Hundreds of cards and prints were made up and sold through a Melbourne art shop, each bearing the signatures of Dawe and the woman claiming to be Murtaja. He even created a Vimeo video to promote their venture.
“Having reached more than the amount required – friends also donated to ‘The Gaza Project’ not asking for prints or cards – I was ready to forward the money to the PayPal account,” Dawe said.
But on the day he was due to transfer the funds — about $3000 — Dawe learned from an article posted on Facebook that PayPal did not operate in Gaza.
“Naturally, a very loud bell rang,” the 74-year-old said.
Dawe then did a reverse Google search of the photographs sent by Murtaja and discovered they had been appropriated from Palestinian newspapers or international photography agencies.
After realising he had been duped, Dawe contacted customers and offered refunds, while also notifying several publications that their images had been stolen.
A cybersecurity expert based in Adelaide confirmed in October that Dawe had fallen victim to scammers, who continued to hound him for payment.
A deep-fake sex video that purported to feature Dawe was then used to extort him.
“Tell Bryan if he doesn’t contact him today, he will create a sponsored ad, and send pictures and videos to all Bryan’s friends,” according to messages received by Dawe on May 26. “I advise you to mediate to solve this problem, what do you think?”
For the past year, Dawe has been inundated with messages from friends and followers asking if he’d been hacked.
The satirist said he was forced to close all social media accounts in December last year, and now only uses encrypted message apps to communicate with friends back home.

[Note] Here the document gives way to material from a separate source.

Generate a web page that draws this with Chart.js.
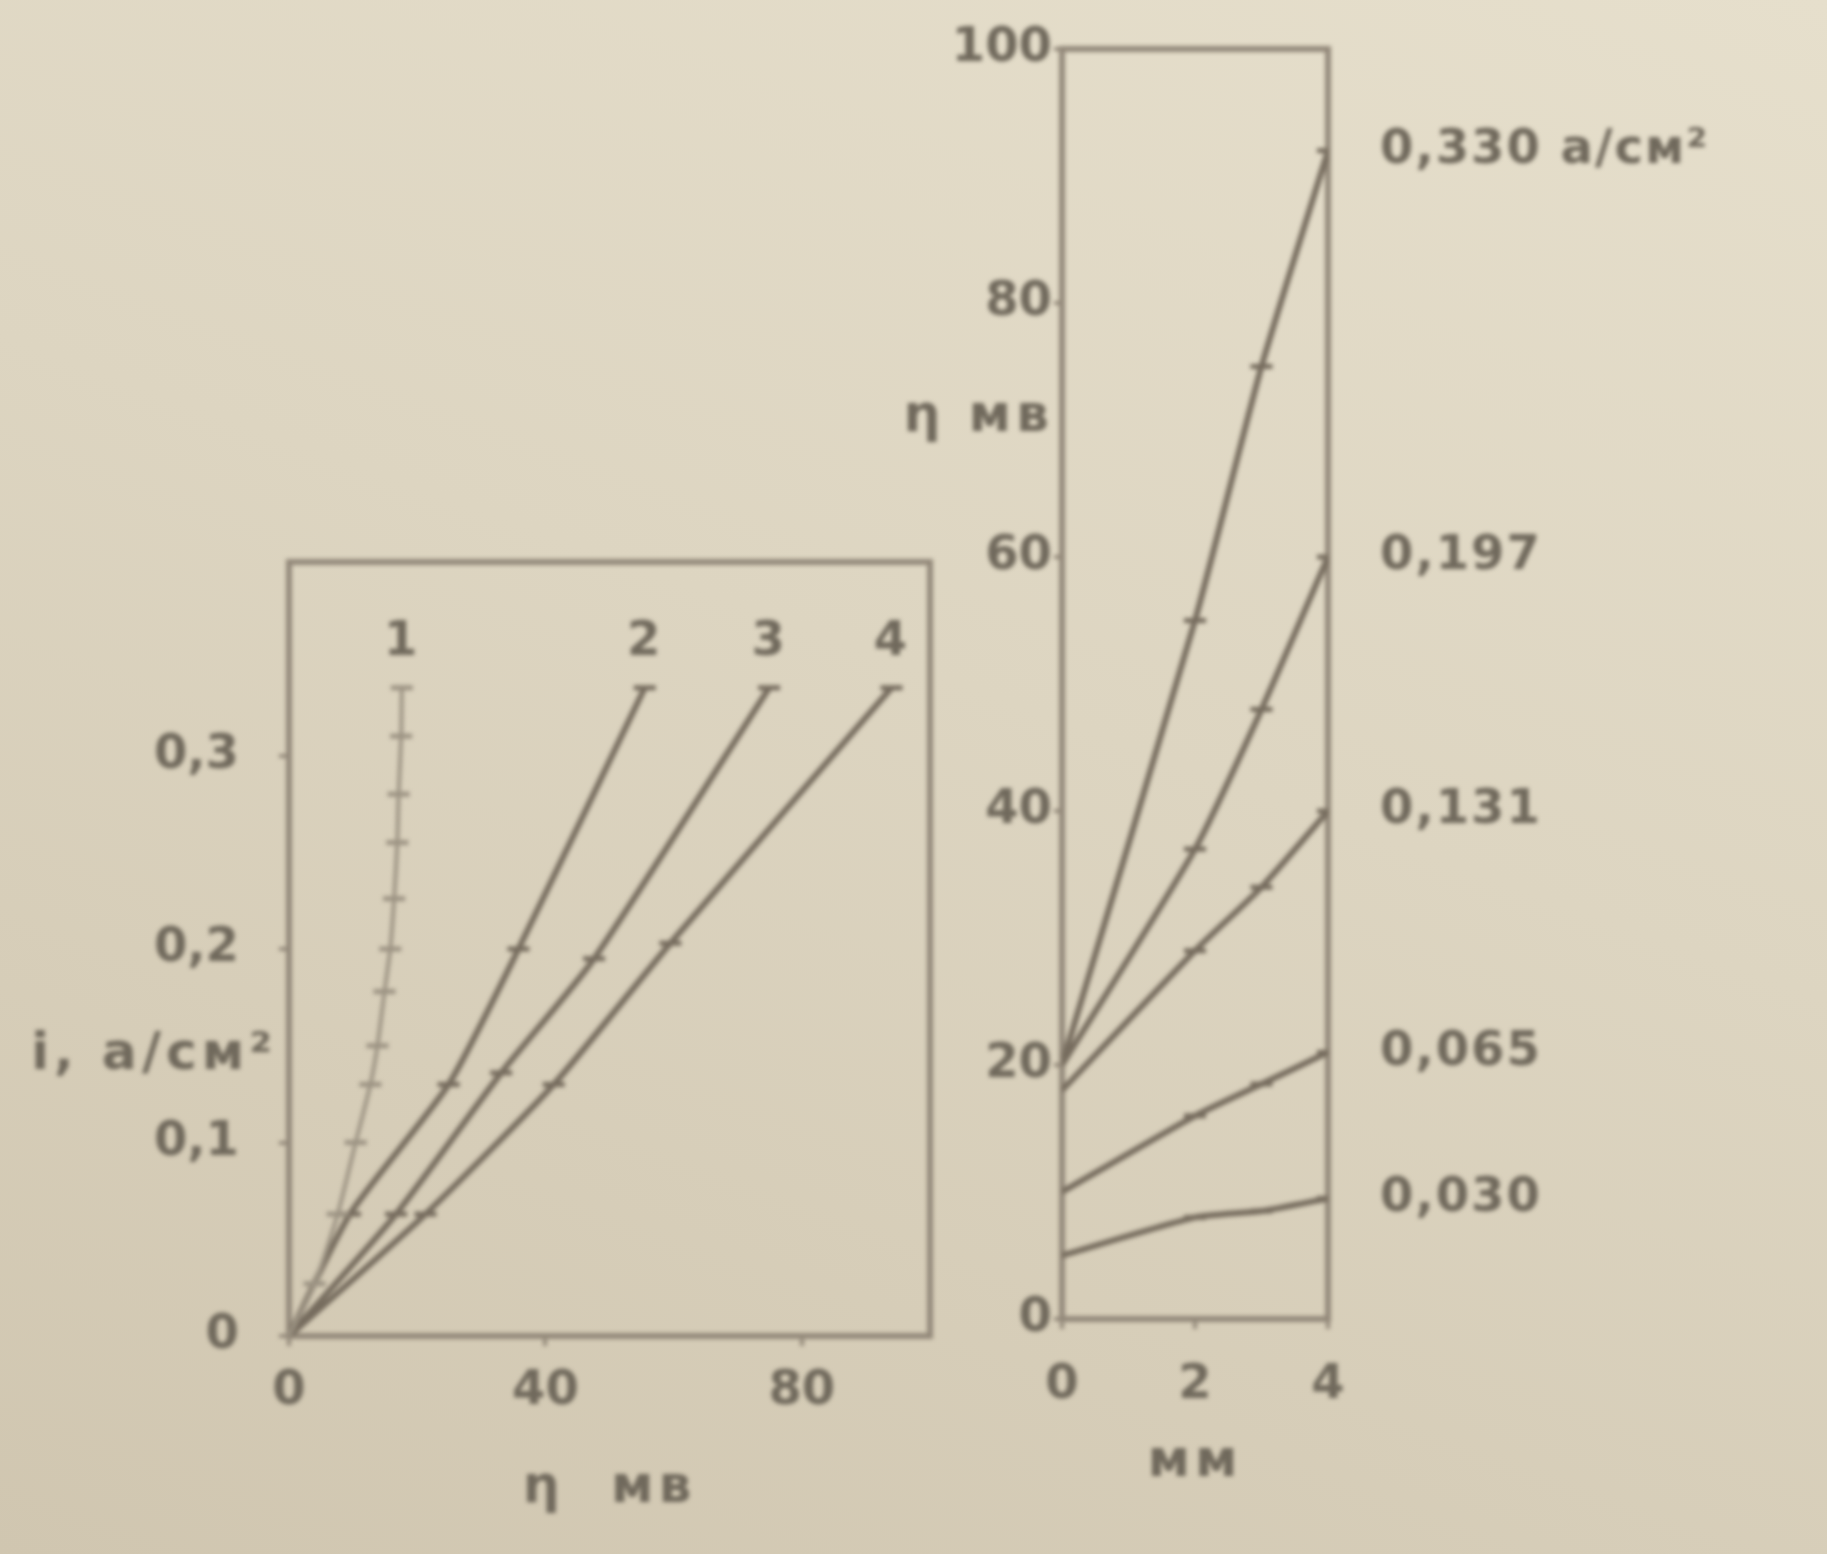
<!DOCTYPE html>
<html>
<head>
<meta charset="utf-8">
<script src="https://cdn.jsdelivr.net/npm/chart.js@4.4.0/dist/chart.umd.min.js"></script>
<style>
html, body { margin: 0; padding: 0; }
body {
  width: 1827px; height: 1554px; position: relative; overflow: hidden;
  background: linear-gradient(200deg, #e6dfcc 0%, #ddd5c1 45%, #d0c6b0 100%);
}
canvas { position: absolute; filter: blur(2px); }
#left { left: 0; top: 470px; }
#right { left: 860px; top: 0; }
</style>
</head>
<body>
<canvas id="left" width="960" height="1084"></canvas>
<canvas id="right" width="967" height="1554"></canvas>
<script>
// left panel: i (a/cm2) against overpotential eta (mv), curves 1-4
var c1X = [0, 4, 7.6, 10.4, 12.7, 13.8, 14.9, 15.8, 16.4, 16.9, 17.1, 17.5, 17.6];
var c1Y = [0, 0.027, 0.063, 0.10, 0.13, 0.15, 0.178, 0.20, 0.226, 0.255, 0.28, 0.31, 0.335];
var c2X = [0, 9.5, 24.9, 35.8, 55.5];
var c2Y = [0, 0.063, 0.13, 0.20, 0.335];
var c3X = [0, 16.7, 33.1, 47.6, 74.9];
var c3Y = [0, 0.063, 0.136, 0.195, 0.335];
var c4X = [0, 21.3, 41.3, 59.5, 94];
var c4Y = [0, 0.063, 0.13, 0.203, 0.335];
var leftNames = ['1', '2', '3', '4'];

// right panel: eta (mv) against distance (mm) for five current densities
var distMM = [0, 2, 3, 4];
var eta330 = [20, 55, 75, 92];
var eta197 = [20, 37, 48, 60];
var eta131 = [18, 29, 34, 40];
var eta065 = [10, 16, 18.5, 21];
var eta030 = [5, 8, 8.5, 9.5];
var rightNames = ['0,330 а/см²', '0,197', '0,131', '0,065', '0,030'];

var lineCol = '#766c5e';
var faintCol = '#9c9383';
var frameCol = '#93897a';
var textCol = '#70695c';
var labelFont = 'bold 48px "DejaVu Sans", "Liberation Sans", sans-serif';
var titleFont = 'bold 52px "DejaVu Sans", "Liberation Sans", sans-serif';

Chart.defaults.font.family = "'DejaVu Sans', 'Liberation Sans', sans-serif";
Chart.defaults.font.weight = 'bold';
Chart.defaults.font.size = 48;
Chart.defaults.color = textCol;

function pts(xs, ys) {
  var out = [];
  for (var i = 0; i < xs.length; i++) out.push({x: xs[i], y: ys[i]});
  return out;
}

function series(label, xs, ys, col, width) {
  return {
    label: label,
    data: pts(xs, ys),
    borderColor: col,
    backgroundColor: col,
    borderWidth: width,
    tension: 0.2,
    pointStyle: 'line',
    pointRadius: xs.map(function (v, i) { return i == 0 ? 0 : 11; }),
    pointBorderWidth: 5,
    pointBorderColor: col
  };
}

// box round the plot area
var framePlugin = {
  id: 'frame',
  beforeDatasetsDraw: function (chart) {
    var a = chart.chartArea, ctx = chart.ctx;
    ctx.save();
    ctx.strokeStyle = frameCol;
    ctx.lineWidth = 6;
    ctx.strokeRect(a.left, a.top, a.right - a.left, a.bottom - a.top);
    ctx.restore();
  }
};

// curve names at the end of each line + axis titles
function labelPlugin(names, dx, dy, align, titles) {
  return {
    id: 'labels',
    afterDraw: function (chart) {
      var ctx = chart.ctx, a = chart.chartArea;
      ctx.save();
      ctx.fillStyle = textCol;
      ctx.textBaseline = 'middle';
      ctx.font = labelFont;
      ctx.letterSpacing = '2px';
      chart.data.datasets.forEach(function (ds, i) {
        var meta = chart.getDatasetMeta(i);
        var last = meta.data[meta.data.length - 1];
        ctx.textAlign = align;
        ctx.fillText(names[i], last.x + dx, last.y + dy);
      });
      ctx.font = titleFont;
      ctx.letterSpacing = '5px';
      titles.forEach(function (t) {
        ctx.textAlign = t.align;
        ctx.fillText(t.text, t.x(chart, a), t.y(chart, a));
      });
      ctx.restore();
    }
  };
}

var tickGrid = {
  display: true, drawOnChartArea: false, drawTicks: true,
  tickLength: 10, color: frameCol, lineWidth: 4
};

new Chart(document.getElementById('left'), {
  type: 'line',
  data: {
    datasets: [
      series('1', c1X, c1Y, faintCol, 4),
      series('2', c2X, c2Y, lineCol, 6),
      series('3', c3X, c3Y, lineCol, 6),
      series('4', c4X, c4Y, lineCol, 6)
    ]
  },
  options: {
    responsive: false,
    devicePixelRatio: 1,
    animation: false,
    layout: { padding: { left: 0, top: 92, right: 30, bottom: 0 } },
    plugins: { legend: { display: false }, tooltip: { enabled: false } },
    scales: {
      x: {
        type: 'linear', min: 0, max: 100,
        border: { display: false },
        grid: tickGrid,
        ticks: {
          stepSize: 40, padding: 17,
          callback: function (v) { return v % 40 === 0 ? String(v) : null; }
        },
        afterFit: function (s) { s.height = 218; }
      },
      y: {
        min: 0, max: 0.4,
        border: { display: false },
        grid: tickGrid,
        ticks: {
          stepSize: 0.1, padding: 40,
          callback: function (v) {
            if (v > 0.35) return null;
            return String(Math.round(v * 10) / 10).replace('.', ',');
          }
        },
        afterFit: function (s) { s.width = 289; }
      }
    }
  },
  plugins: [framePlugin, labelPlugin(leftNames, 0, -45, 'center', [
    { text: 'η  мв', align: 'center',
      x: function (c, a) { return (a.left + a.right) / 2; },
      y: function (c, a) { return a.bottom + 152; } },
    { text: 'i, а/см²', align: 'right',
      x: function (c, a) { return a.left - 12; },
      y: function (c, a) { return c.scales.y.getPixelForValue(0.145); } }
  ])]
});

new Chart(document.getElementById('right'), {
  type: 'line',
  data: {
    datasets: [
      series(rightNames[0], distMM, eta330, lineCol, 6),
      series(rightNames[1], distMM, eta197, lineCol, 6),
      series(rightNames[2], distMM, eta131, lineCol, 6),
      series(rightNames[3], distMM, eta065, lineCol, 6),
      series(rightNames[4], distMM, eta030, lineCol, 6)
    ]
  },
  options: {
    responsive: false,
    devicePixelRatio: 1,
    animation: false,
    layout: { padding: { left: 0, top: 49, right: 499, bottom: 0 } },
    plugins: { legend: { display: false }, tooltip: { enabled: false } },
    scales: {
      x: {
        type: 'linear', min: 0, max: 4,
        border: { display: false },
        grid: tickGrid,
        ticks: { stepSize: 2, padding: 28 },
        afterFit: function (s) { s.height = 235; }
      },
      y: {
        min: 0, max: 100,
        border: { display: false },
        grid: { display: true, drawOnChartArea: false, drawTicks: true, tickLength: 8, color: frameCol, lineWidth: 4 },
        ticks: { stepSize: 20, padding: 2 },
        afterFit: function (s) { s.width = 202; }
      }
    }
  },
  plugins: [framePlugin, labelPlugin(rightNames, 52, 0, 'left', [
    { text: 'мм', align: 'center',
      x: function (c, a) { return (a.left + a.right) / 2; },
      y: function (c, a) { return a.bottom + 143; } },
    { text: 'η мв', align: 'right',
      x: function (c, a) { return a.left - 8; },
      y: function (c, a) { return c.scales.y.getPixelForValue(71); } }
  ])]
});
</script>
</body>
</html>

“I don’t trust anything any more. I take the Edward Snowden approach towards everything now,” he said, referring to the former US computer intelligence consultant who leaked secrets from the National Security Agency.
But despite shutting down all his social media accounts, Dawe’s name and image continues to be used on fraudulent Facebook posts, which now promote a charity for Indigenous elders.

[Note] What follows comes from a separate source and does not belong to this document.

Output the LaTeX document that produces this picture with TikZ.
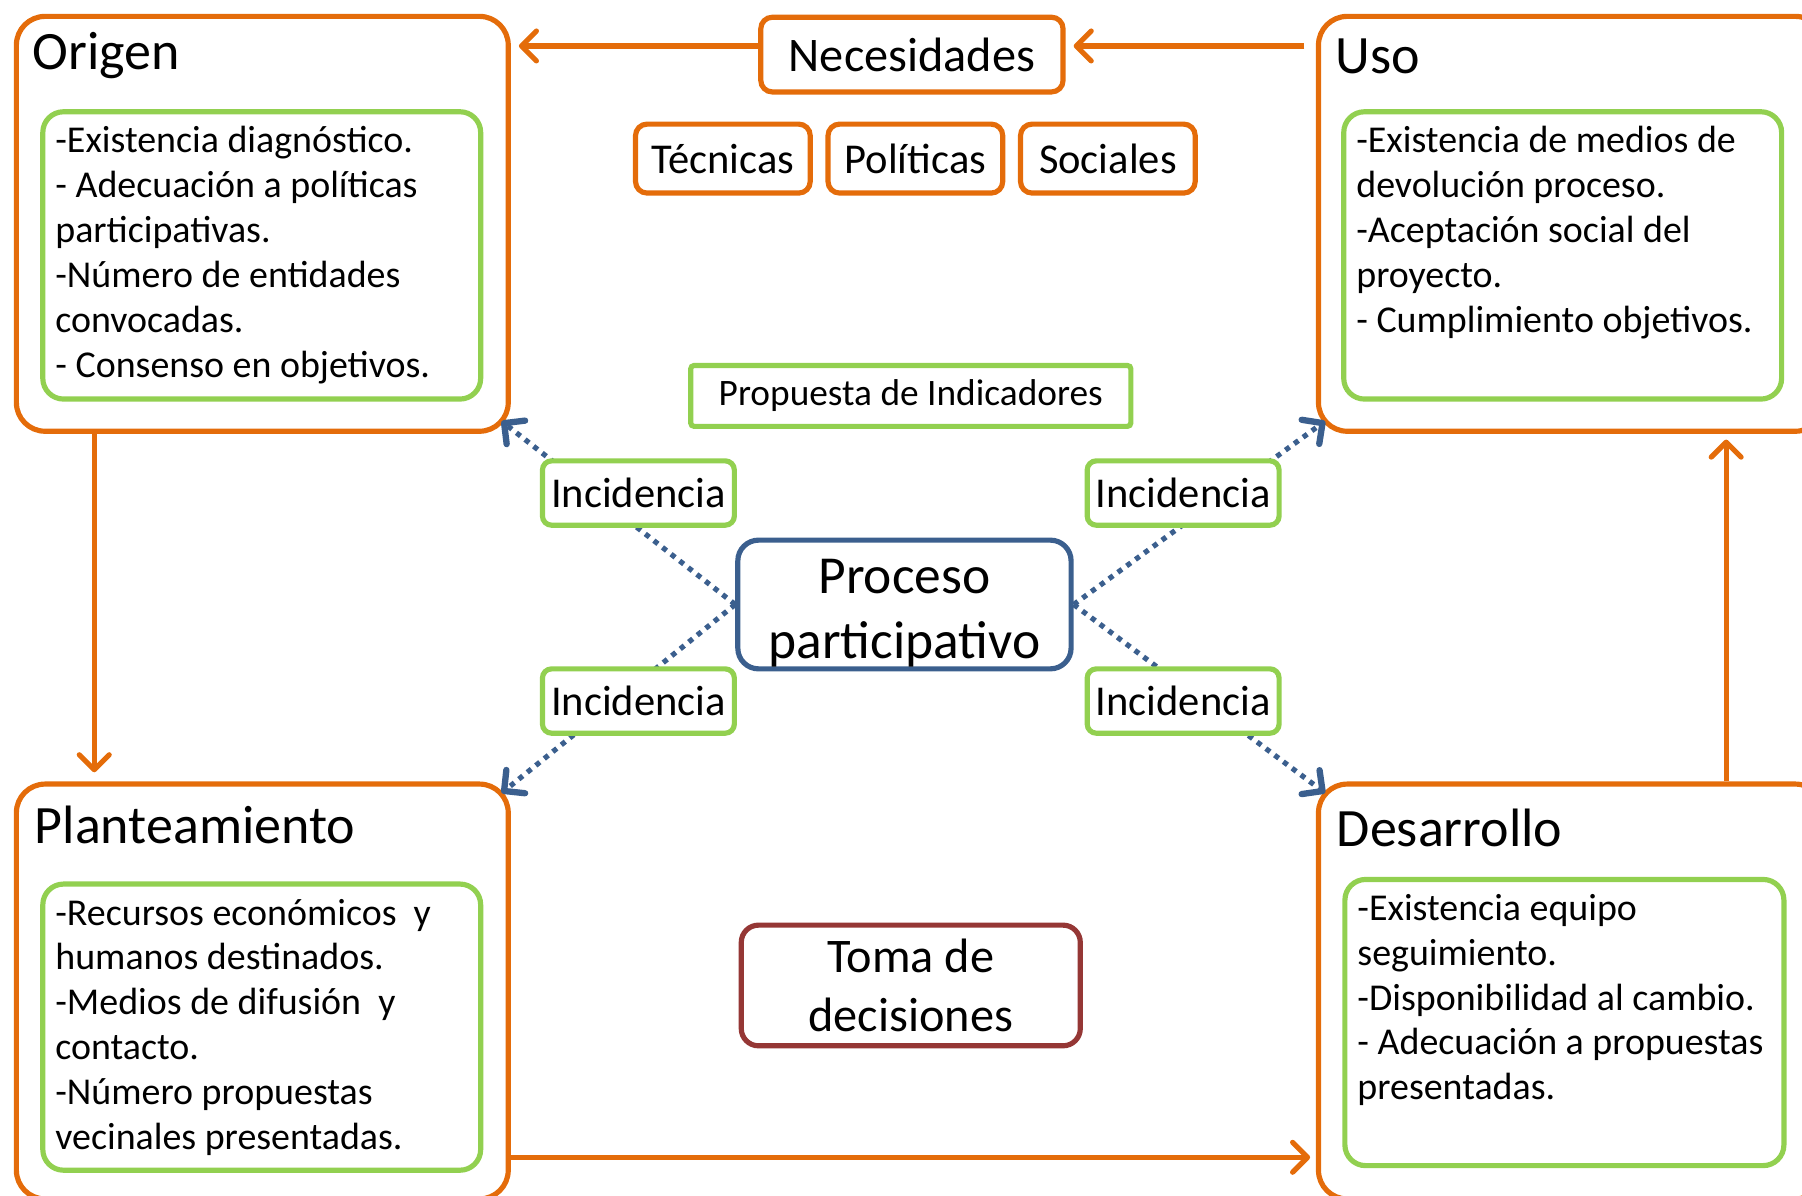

He’s convinced the same criminal syndicate is responsible, but is baffled how their posts remain online.
Dawe said friends in Australia, including Kelly Sims in Tasmania, had repeatedly contacted Facebook to have the matter investigated.
Sims confirmed she had used all “modes and mechanisms” on Facebook to make a complaint to the technology giant.
She then asked the company to remove a fake Facebook account that used Dawe’s name and images, according to a separate report she filed in May.
But Sims, and Dawe’s other friends are yet to receive a response from Facebook, or its controlling entity Meta.
A Meta spokeswoman said the company was unable to comment on Dawe’s case until it was provided with a URL of the fake accounts.
The spokeswoman insisted that Meta was “committed to safeguarding the integrity of our services”.
“We strongly encourage people to report suspected fake accounts and scam posts, so we can review and take the appropriate action,” the spokeswoman said.
Dawe remains unconvinced.
“It’s breathtaking. They’re prepared to take the money, but when something happens to go wrong, Meta is not prepared to take any responsibility.”